Problem
Pictures are not part of the copy. Retype the lines from the first one through the line that contains "71.5, share: 5".

Material
━━━
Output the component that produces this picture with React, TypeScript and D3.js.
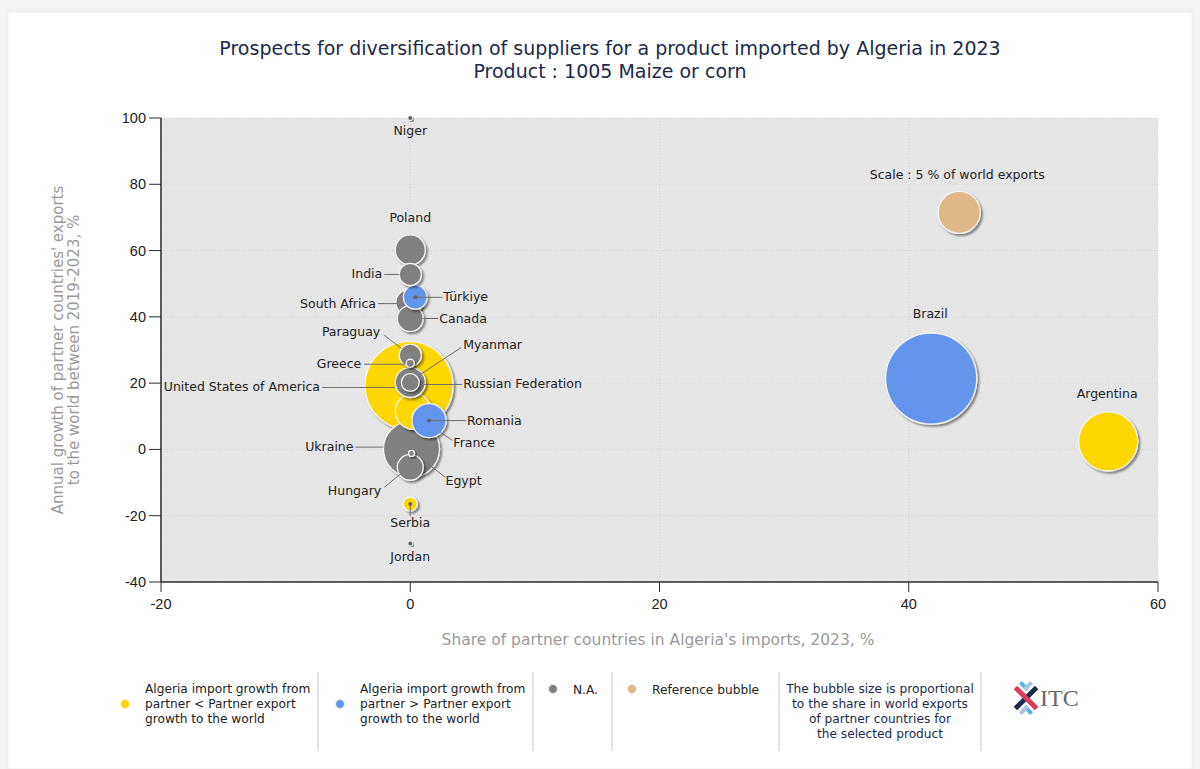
import React from 'react';
import * as d3 from 'd3';

// partner countries (order matches every array below)
const countries = [
  'Niger', 'Poland', 'India', 'Türkiye', 'South Africa', 'Canada', 'Paraguay', 'Greece',
  'Myanmar', 'Russian Federation', 'United States of America', 'France', 'Romania',
  'Ukraine', 'Egypt', 'Hungary', 'Serbia', 'Jordan', 'Brazil', 'Argentina',
];
// share of partner in Algeria's imports, 2023, %
const importShare = [
  0, 0, 0, 0.4, -0.1, 0, 0, 0, 0, 0, -0.1, 0.25, 1.5, 0.1, 0.1, 0, 0, 0, 41.8, 56.0,
];
// annual growth of partner exports to the world 2019-2023, %
const exportGrowth = [
  100, 60.2, 52.8, 45.9, 44.3, 39.5, 28.4, 26.0, 20.2, 20.2, 19.3, 11.5, 8.7,
  0.1, -1.2, -5.4, -16.5, -28.4, 21.4, 2.4,
];
// share in world exports of the product, %
const worldShare = [
  0.04, 2.55, 1.4, 1.6, 1.95, 1.9, 1.4, 0.18, 0.9, 2.55, 22, 3.7, 3.3,
  8.9, 0.1, 1.9, 0.55, 0.04, 23.5, 9.9,
];
// lower: Algeria import growth < partner export growth, higher: >, na: N.A.
const growthGroup = [
  'na', 'na', 'na', 'higher', 'na', 'na', 'na', 'na', 'na', 'na', 'lower', 'lower', 'higher',
  'na', 'na', 'na', 'lower', 'na', 'higher', 'lower',
];

const referenceBubble = { label: 'Scale : 5 % of world exports', x: 44.05, y: 71.5, share: 5 };

const xTicks = [-20, 0, 20, 40, 60];
const yTicks = [-40, -20, 0, 20, 40, 60, 80, 100];

const legendItems = [
  { group: 'lower', lines: ['Algeria import growth from', 'partner < Partner export', 'growth to the world'] },
  { group: 'higher', lines: ['Algeria import growth from', 'partner > Partner export', 'growth to the world'] },
  { group: 'na', lines: ['N.A.'] },
  { group: 'ref', lines: ['Reference bubble'] },
];
const sizeNote = [
  'The bubble size is proportional',
  'to the share in world exports',
  'of partner countries for',
  'the selected product',
];

const colors: Record<string, string> = {
  lower: '#FFD700',
  higher: '#6495ED',
  na: '#808080',
  ref: '#DEB887',
};

// label placement relative to bubble centre (px)
type LabelPos = { dx: number; dy: number; anchor: string; line?: number[]; dot?: boolean };
const labelLayout: Record<string, LabelPos> = {
  Niger: { dx: 0, dy: 17, anchor: 'middle', dot: true },
  Poland: { dx: 0, dy: -28, anchor: 'middle' },
  India: { dx: -28, dy: 4, anchor: 'end', line: [-26, 0, -11, 0] },
  'Türkiye': { dx: 28, dy: 4, anchor: 'start', line: [0, 0, 27, 0], dot: true },
  'South Africa': { dx: -33, dy: 5, anchor: 'end', line: [-31, 1, -12, 1] },
  Canada: { dx: 29, dy: 4, anchor: 'start', line: [13, 0, 28, 0] },
  Paraguay: { dx: -30, dy: -19, anchor: 'end', line: [-26, -20, -9, -7] },
  Greece: { dx: -49, dy: 5, anchor: 'end', line: [-46, 1, -5, 1] },
  Myanmar: { dx: 53, dy: -33, anchor: 'start', line: [51, -35, 10, -8] },
  'Russian Federation': { dx: 53, dy: 6, anchor: 'start', line: [14, 2, 52, 2] },
  'United States of America': { dx: -89, dy: 6, anchor: 'end', line: [-87, 2, -14, 2] },
  France: { dx: 40, dy: 36, anchor: 'start', line: [27, 21, 39, 29] },
  Romania: { dx: 38, dy: 4, anchor: 'start', line: [0, 0, 37, 0], dot: true },
  Ukraine: { dx: -58, dy: 2, anchor: 'end', line: [-56, -2, -28, -2] },
  Egypt: { dx: 34, dy: 32, anchor: 'start', line: [34, 24, 16, 10] },
  Hungary: { dx: -29, dy: 28, anchor: 'end', line: [-26, 20, -9, 6] },
  Serbia: { dx: 0, dy: 23, anchor: 'middle', line: [0, 0, 0, 12], dot: true },
  Jordan: { dx: 0, dy: 17, anchor: 'middle', dot: true },
  Brazil: { dx: -1, dy: -61, anchor: 'middle' },
  Argentina: { dx: -1, dy: -43, anchor: 'middle' },
};

const W = 1200;
const H = 769;
const plot = { left: 161, right: 1158, top: 118, bottom: 582 };
const labelFont = '"DejaVu Sans", Verdana, sans-serif';
const tickFont = '"Liberation Sans", Arial, sans-serif';

export default function App() {
  const x = d3.scaleLinear().domain([-20, 60]).range([plot.left, plot.right]);
  const y = d3.scaleLinear().domain([-40, 100]).range([plot.bottom, plot.top]);
  const r = d3.scaleSqrt().domain([0, 5]).range([0, 21]);

  const bubbles = countries
    .map((name, i) => ({
      name,
      cx: x(importShare[i]),
      cy: y(exportGrowth[i]),
      rad: Math.max(2, r(worldShare[i])),
      share: worldShare[i],
      color: colors[growthGroup[i]],
    }))
    .sort((a, b) => b.share - a.share);

  const refX = x(referenceBubble.x);
  const refY = y(referenceBubble.y);

  const legendX = [125, 340, 553, 632];
  const separators = [318, 533, 612, 779, 981];

  return (
    <svg width={W} height={H} style={{ position: 'absolute', left: 0, top: 0 }}>
      <defs>
        <filter id="shadow" x="-30%" y="-30%" width="160%" height="160%">
          <feDropShadow dx="2" dy="2" stdDeviation="1.2" floodColor="#000" floodOpacity="0.45" />
        </filter>
      </defs>
      <rect width={W} height={H} fill="#f3f3f3" />
      <rect x={8} y={12} width={1184} height={H - 12} fill="#fff" stroke="#ececec" />

      {/* title */}
      <text x={610} y={55} textAnchor="middle" fontFamily={labelFont} fontSize={19} fill="#1c2a48">
        Prospects for diversification of suppliers for a product imported by Algeria in 2023
      </text>
      <text x={610} y={78} textAnchor="middle" fontFamily={labelFont} fontSize={19} fill="#1c2a48">
        Product : 1005 Maize or corn
      </text>

      {/* plot background + grid */}
      <rect x={plot.left} y={plot.top} width={plot.right - plot.left} height={plot.bottom - plot.top} fill="#e6e6e6" />
      {xTicks.map(t => (
        <line key={'gx' + t} x1={x(t)} x2={x(t)} y1={plot.top} y2={plot.bottom} stroke="#d2d2d2" strokeDasharray="1,2" />
      ))}
      {yTicks.map(t => (
        <line key={'gy' + t} x1={plot.left} x2={plot.right} y1={y(t)} y2={y(t)} stroke="#d2d2d2" strokeDasharray="1,2" />
      ))}

      {/* axes */}
      <line x1={plot.left} x2={plot.left} y1={plot.top} y2={plot.bottom} stroke="#2b2b2b" strokeWidth={1.5} />
      <line x1={plot.left} x2={plot.right} y1={plot.bottom} y2={plot.bottom} stroke="#2b2b2b" strokeWidth={1.5} />
      {yTicks.map(t => (
        <g key={'yt' + t}>
          <line x1={plot.left - 12} x2={plot.left} y1={y(t)} y2={y(t)} stroke="#2b2b2b" />
          <text x={plot.left - 15} y={y(t) + 5} textAnchor="end" fontFamily={tickFont} fontSize={14.5} fill="#222">{t}</text>
        </g>
      ))}
      {xTicks.map(t => (
        <g key={'xt' + t}>
          <line x1={x(t)} x2={x(t)} y1={plot.bottom} y2={plot.bottom + 10} stroke="#2b2b2b" />
          <text x={x(t)} y={plot.bottom + 27} textAnchor="middle" fontFamily={tickFont} fontSize={14.5} fill="#222">{t}</text>
        </g>
      ))}
      <text x={658} y={645} textAnchor="middle" fontFamily={labelFont} fontSize={15.5} fill="#9a9a9a">
        Share of partner countries in Algeria's imports, 2023, %
      </text>
      <g transform="translate(63,350) rotate(-90)" fontFamily={labelFont} fontSize={15} fill="#9a9a9a">
        <text x={0} y={0} textAnchor="middle">Annual growth of partner countries' exports</text>
        <text x={0} y={16} textAnchor="middle">to the world between 2019-2023, %</text>
      </g>

      {/* bubbles */}
      {bubbles.map(b => (
        <circle key={b.name} cx={b.cx} cy={b.cy} r={b.rad} fill={b.color} stroke="#f4f4f4" strokeWidth={1.3} filter="url(#shadow)" />
      ))}
      <circle cx={refX} cy={refY} r={r(referenceBubble.share)} fill={colors.ref} stroke="#f4f4f4" strokeWidth={1.3} filter="url(#shadow)" />

      {/* leader lines and labels */}
      {bubbles.map(b => {
        const l = labelLayout[b.name];
        return (
          <g key={'l' + b.name}>
            {l.line && (
              <line x1={b.cx + l.line[0]} y1={b.cy + l.line[1]} x2={b.cx + l.line[2]} y2={b.cy + l.line[3]} stroke="#6e6e6e" strokeWidth={1} />
            )}
            {l.dot && <circle cx={b.cx} cy={b.cy} r={2} fill="#666" />}
          </g>
        );
      })}
      {bubbles.map(b => {
        const l = labelLayout[b.name];
        return (
          <text key={'t' + b.name} x={b.cx + l.dx} y={b.cy + l.dy} textAnchor={l.anchor} fontFamily={labelFont} fontSize={12.5} fill="#222">
            {b.name}
          </text>
        );
      })}
      <text x={refX - 2} y={refY - 33} textAnchor="middle" fontFamily={labelFont} fontSize={12.5} fill="#222">
        {referenceBubble.label}
      </text>

      {/* legend */}
      {separators.map(s => (
        <line key={'s' + s} x1={s} x2={s} y1={672} y2={751} stroke="#c8c8c8" />
      ))}
      {legendItems.map((item, i) => {
        const cy = item.lines.length > 1 ? 704 : 689;
        const top = item.lines.length > 1 ? 693 : 694;
        return (
          <g key={'lg' + i}>
            <circle cx={legendX[i]} cy={cy} r={4.5} fill={colors[item.group]} stroke="#eee" />
            {item.lines.map((line, j) => (
              <text key={j} x={legendX[i] + 20} y={top + j * 15} fontFamily={labelFont} fontSize={12.2} fill="#222">{line}</text>
            ))}
          </g>
        );
      })}
      {sizeNote.map((line, j) => (
        <text key={'n' + j} x={880} y={693 + j * 15} textAnchor="middle" fontFamily={labelFont} fontSize={12.2} fill="#1c2a48">{line}</text>
      ))}

      {/* ITC logo */}
      <g transform="translate(1026,698)">
        <rect x={-15} y={-2.5} width={30} height={5} fill="#1d2b4f" transform="rotate(-45)" />
        <rect x={-15} y={-2.5} width={30} height={5} fill="#e03a5a" transform="rotate(45)" />
        <rect x={-15} y={-9} width={10} height={4} fill="#5bb5e6" transform="rotate(45)" />
        <rect x={5} y={5} width={10} height={4} fill="#5bb5e6" transform="rotate(45)" />
        <rect x={-15} y={5} width={10} height={4} fill="#a9c4dd" transform="rotate(-45)" />
        <rect x={5} y={-9} width={10} height={4} fill="#a9c4dd" transform="rotate(-45)" />
      </g>
      <text x={1040} y={706} fontFamily='"Liberation Serif", serif' fontSize={24} fill="#6a6a6a">ITC</text>
    </svg>
  );
}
━━━
Answer in full
Output the component that produces this picture with React, TypeScript and D3.js.
import React from 'react';
import * as d3 from 'd3';

// partner countries (order matches every array below)
const countries = [
  'Niger', 'Poland', 'India', 'Türkiye', 'South Africa', 'Canada', 'Paraguay', 'Greece',
  'Myanmar', 'Russian Federation', 'United States of America', 'France', 'Romania',
  'Ukraine', 'Egypt', 'Hungary', 'Serbia', 'Jordan', 'Brazil', 'Argentina',
];
// share of partner in Algeria's imports, 2023, %
const importShare = [
  0, 0, 0, 0.4, -0.1, 0, 0, 0, 0, 0, -0.1, 0.25, 1.5, 0.1, 0.1, 0, 0, 0, 41.8, 56.0,
];
// annual growth of partner exports to the world 2019-2023, %
const exportGrowth = [
  100, 60.2, 52.8, 45.9, 44.3, 39.5, 28.4, 26.0, 20.2, 20.2, 19.3, 11.5, 8.7,
  0.1, -1.2, -5.4, -16.5, -28.4, 21.4, 2.4,
];
// share in world exports of the product, %
const worldShare = [
  0.04, 2.55, 1.4, 1.6, 1.95, 1.9, 1.4, 0.18, 0.9, 2.55, 22, 3.7, 3.3,
  8.9, 0.1, 1.9, 0.55, 0.04, 23.5, 9.9,
];
// lower: Algeria import growth < partner export growth, higher: >, na: N.A.
const growthGroup = [
  'na', 'na', 'na', 'higher', 'na', 'na', 'na', 'na', 'na', 'na', 'lower', 'lower', 'higher',
  'na', 'na', 'na', 'lower', 'na', 'higher', 'lower',
];

const referenceBubble = { label: 'Scale : 5 % of world exports', x: 44.05, y: 71.5, share: 5 };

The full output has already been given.